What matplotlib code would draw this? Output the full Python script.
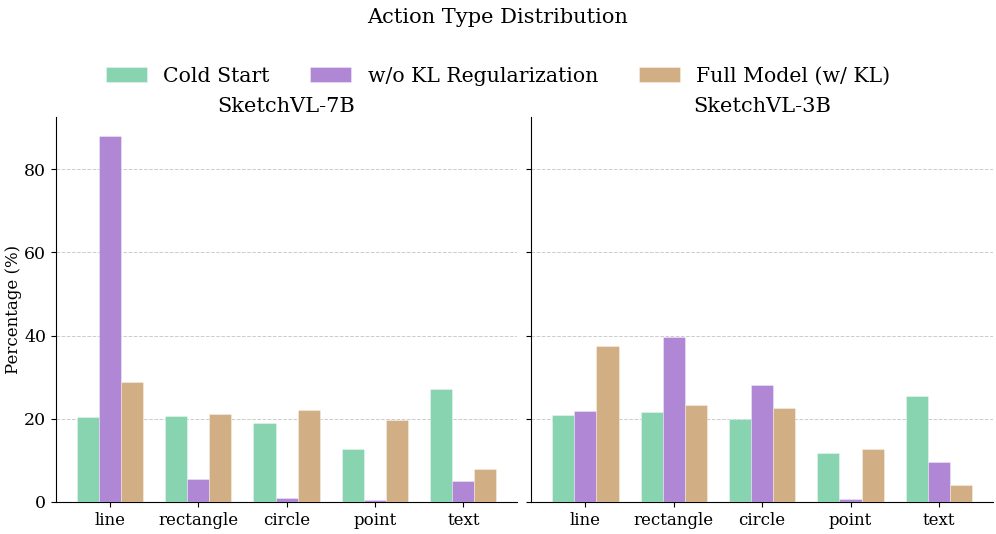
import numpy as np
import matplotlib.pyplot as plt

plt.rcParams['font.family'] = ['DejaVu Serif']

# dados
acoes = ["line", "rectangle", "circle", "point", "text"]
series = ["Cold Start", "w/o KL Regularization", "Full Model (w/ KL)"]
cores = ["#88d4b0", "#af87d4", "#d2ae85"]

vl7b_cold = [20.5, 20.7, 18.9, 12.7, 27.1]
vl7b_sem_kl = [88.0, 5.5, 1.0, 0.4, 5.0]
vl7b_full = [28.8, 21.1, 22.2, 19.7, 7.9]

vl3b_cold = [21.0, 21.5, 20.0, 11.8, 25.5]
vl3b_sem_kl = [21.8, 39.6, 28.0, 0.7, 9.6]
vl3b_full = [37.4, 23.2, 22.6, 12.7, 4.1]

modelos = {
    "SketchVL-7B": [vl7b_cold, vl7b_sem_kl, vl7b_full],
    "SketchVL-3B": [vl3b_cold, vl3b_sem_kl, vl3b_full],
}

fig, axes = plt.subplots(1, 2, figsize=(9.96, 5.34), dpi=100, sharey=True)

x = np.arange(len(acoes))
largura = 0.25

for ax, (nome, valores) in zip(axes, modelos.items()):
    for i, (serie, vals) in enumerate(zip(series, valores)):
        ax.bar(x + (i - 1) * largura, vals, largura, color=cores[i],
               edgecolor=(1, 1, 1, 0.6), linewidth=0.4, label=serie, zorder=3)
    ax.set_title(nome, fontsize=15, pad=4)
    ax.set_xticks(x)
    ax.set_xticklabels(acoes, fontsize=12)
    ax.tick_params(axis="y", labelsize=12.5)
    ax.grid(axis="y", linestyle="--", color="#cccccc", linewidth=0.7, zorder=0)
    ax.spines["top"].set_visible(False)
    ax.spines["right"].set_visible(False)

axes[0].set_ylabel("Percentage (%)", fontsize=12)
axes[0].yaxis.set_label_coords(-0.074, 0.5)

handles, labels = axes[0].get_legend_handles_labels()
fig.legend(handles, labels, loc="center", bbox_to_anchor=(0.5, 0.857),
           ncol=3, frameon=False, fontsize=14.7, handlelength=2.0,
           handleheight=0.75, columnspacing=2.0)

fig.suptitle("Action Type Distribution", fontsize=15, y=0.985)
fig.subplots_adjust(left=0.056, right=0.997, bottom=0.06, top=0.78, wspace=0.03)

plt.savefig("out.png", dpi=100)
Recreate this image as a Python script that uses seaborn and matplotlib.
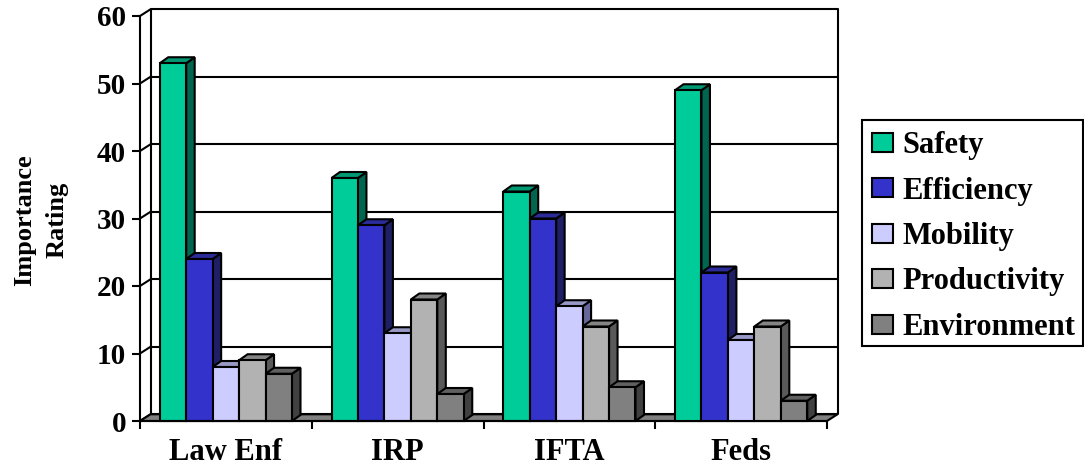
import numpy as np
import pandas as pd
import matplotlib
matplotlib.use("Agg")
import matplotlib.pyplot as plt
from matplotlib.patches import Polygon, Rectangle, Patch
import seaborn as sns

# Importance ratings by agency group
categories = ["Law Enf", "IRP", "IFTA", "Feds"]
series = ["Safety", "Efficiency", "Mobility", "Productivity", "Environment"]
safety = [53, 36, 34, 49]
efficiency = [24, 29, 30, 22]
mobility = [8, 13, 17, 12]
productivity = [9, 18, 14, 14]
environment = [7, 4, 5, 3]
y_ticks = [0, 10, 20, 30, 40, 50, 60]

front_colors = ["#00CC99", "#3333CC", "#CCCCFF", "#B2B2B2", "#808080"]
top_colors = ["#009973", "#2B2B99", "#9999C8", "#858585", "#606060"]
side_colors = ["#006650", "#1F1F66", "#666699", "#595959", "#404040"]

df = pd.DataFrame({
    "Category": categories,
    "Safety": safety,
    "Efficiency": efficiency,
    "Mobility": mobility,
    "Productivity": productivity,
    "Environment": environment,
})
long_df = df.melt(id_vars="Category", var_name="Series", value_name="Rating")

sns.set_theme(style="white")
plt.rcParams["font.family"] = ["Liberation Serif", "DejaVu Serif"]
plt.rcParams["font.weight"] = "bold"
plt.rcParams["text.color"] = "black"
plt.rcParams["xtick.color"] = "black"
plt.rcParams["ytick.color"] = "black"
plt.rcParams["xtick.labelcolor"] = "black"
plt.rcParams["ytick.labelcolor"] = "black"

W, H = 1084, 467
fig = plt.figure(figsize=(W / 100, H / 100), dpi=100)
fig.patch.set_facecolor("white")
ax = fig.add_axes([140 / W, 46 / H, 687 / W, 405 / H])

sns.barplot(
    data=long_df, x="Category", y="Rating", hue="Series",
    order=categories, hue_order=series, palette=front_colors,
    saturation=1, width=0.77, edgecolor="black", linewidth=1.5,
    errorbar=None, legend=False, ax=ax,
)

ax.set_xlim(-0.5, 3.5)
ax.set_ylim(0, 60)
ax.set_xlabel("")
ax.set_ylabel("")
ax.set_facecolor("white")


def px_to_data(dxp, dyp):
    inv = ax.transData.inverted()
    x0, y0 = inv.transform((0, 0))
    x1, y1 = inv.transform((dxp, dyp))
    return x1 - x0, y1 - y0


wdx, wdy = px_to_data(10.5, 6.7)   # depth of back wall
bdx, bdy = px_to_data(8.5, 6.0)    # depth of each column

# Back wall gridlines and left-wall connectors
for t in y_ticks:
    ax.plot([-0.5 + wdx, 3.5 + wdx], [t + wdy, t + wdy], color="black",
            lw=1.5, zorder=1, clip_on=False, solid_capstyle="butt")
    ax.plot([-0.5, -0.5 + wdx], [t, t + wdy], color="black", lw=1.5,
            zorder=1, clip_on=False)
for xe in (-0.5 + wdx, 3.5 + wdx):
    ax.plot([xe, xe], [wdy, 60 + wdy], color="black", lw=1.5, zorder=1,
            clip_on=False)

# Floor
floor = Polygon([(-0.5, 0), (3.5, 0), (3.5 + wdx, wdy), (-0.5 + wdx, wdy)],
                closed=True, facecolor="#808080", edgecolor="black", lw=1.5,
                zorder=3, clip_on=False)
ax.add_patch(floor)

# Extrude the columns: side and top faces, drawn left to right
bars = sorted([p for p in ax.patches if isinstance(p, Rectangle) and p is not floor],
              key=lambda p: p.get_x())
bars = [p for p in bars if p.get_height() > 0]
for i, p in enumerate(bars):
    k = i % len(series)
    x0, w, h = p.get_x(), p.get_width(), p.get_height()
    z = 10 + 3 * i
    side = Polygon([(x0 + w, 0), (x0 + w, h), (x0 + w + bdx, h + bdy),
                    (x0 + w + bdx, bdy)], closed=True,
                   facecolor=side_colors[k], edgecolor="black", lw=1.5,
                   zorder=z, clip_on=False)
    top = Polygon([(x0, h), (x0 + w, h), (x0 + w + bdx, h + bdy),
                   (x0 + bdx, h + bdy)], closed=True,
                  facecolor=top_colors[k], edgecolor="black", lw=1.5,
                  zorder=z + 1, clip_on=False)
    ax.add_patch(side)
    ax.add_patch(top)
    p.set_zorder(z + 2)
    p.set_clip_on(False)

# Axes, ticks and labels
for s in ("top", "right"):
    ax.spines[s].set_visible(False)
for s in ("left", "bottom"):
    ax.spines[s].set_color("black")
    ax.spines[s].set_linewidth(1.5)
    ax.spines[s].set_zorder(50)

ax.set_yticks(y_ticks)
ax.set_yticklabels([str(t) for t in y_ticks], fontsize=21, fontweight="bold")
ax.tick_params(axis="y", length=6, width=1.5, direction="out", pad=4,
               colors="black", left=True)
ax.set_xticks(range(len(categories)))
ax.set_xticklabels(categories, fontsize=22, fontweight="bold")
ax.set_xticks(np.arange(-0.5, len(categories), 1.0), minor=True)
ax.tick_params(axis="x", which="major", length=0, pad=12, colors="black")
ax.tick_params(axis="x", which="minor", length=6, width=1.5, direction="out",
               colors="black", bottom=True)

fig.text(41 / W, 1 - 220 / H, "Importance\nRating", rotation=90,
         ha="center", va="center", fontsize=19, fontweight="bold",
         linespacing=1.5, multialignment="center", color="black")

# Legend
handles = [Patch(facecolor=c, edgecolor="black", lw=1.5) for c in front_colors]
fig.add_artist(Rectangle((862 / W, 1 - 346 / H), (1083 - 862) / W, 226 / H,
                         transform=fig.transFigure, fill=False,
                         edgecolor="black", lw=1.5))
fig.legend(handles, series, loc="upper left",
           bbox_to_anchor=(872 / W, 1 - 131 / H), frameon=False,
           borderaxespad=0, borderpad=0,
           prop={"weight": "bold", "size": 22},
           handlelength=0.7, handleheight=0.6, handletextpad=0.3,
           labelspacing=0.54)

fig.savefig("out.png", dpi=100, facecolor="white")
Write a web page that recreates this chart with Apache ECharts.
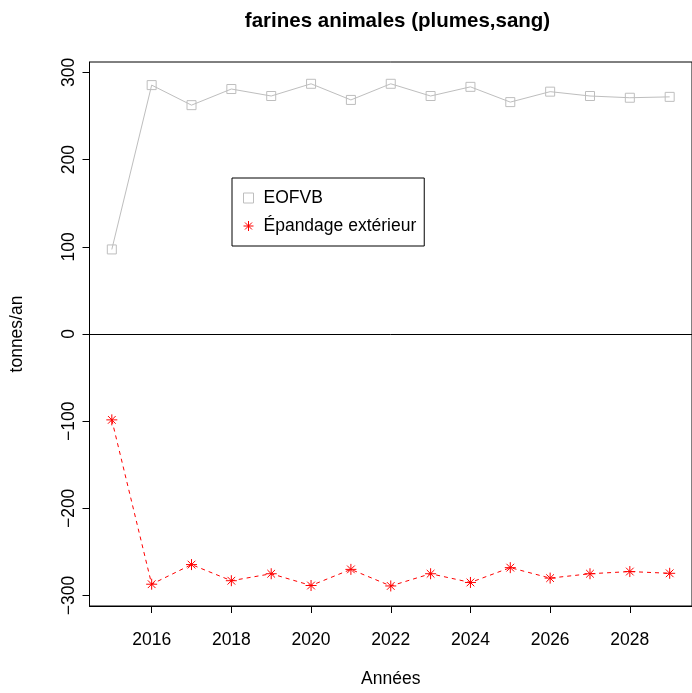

= SET TASK =
Please quote the lines of the material, beginning with the first and ending with the one that contains "vl7b_full = [28.8, 21.1, 22.2, 19.7, 7.9]", exactly as written and without any pictures.

= EXERCISE ANSWER =
What matplotlib code would draw this? Output the full Python script.
import numpy as np
import matplotlib.pyplot as plt

plt.rcParams['font.family'] = ['DejaVu Serif']

# dados
acoes = ["line", "rectangle", "circle", "point", "text"]
series = ["Cold Start", "w/o KL Regularization", "Full Model (w/ KL)"]
cores = ["#88d4b0", "#af87d4", "#d2ae85"]

vl7b_cold = [20.5, 20.7, 18.9, 12.7, 27.1]
vl7b_sem_kl = [88.0, 5.5, 1.0, 0.4, 5.0]
vl7b_full = [28.8, 21.1, 22.2, 19.7, 7.9]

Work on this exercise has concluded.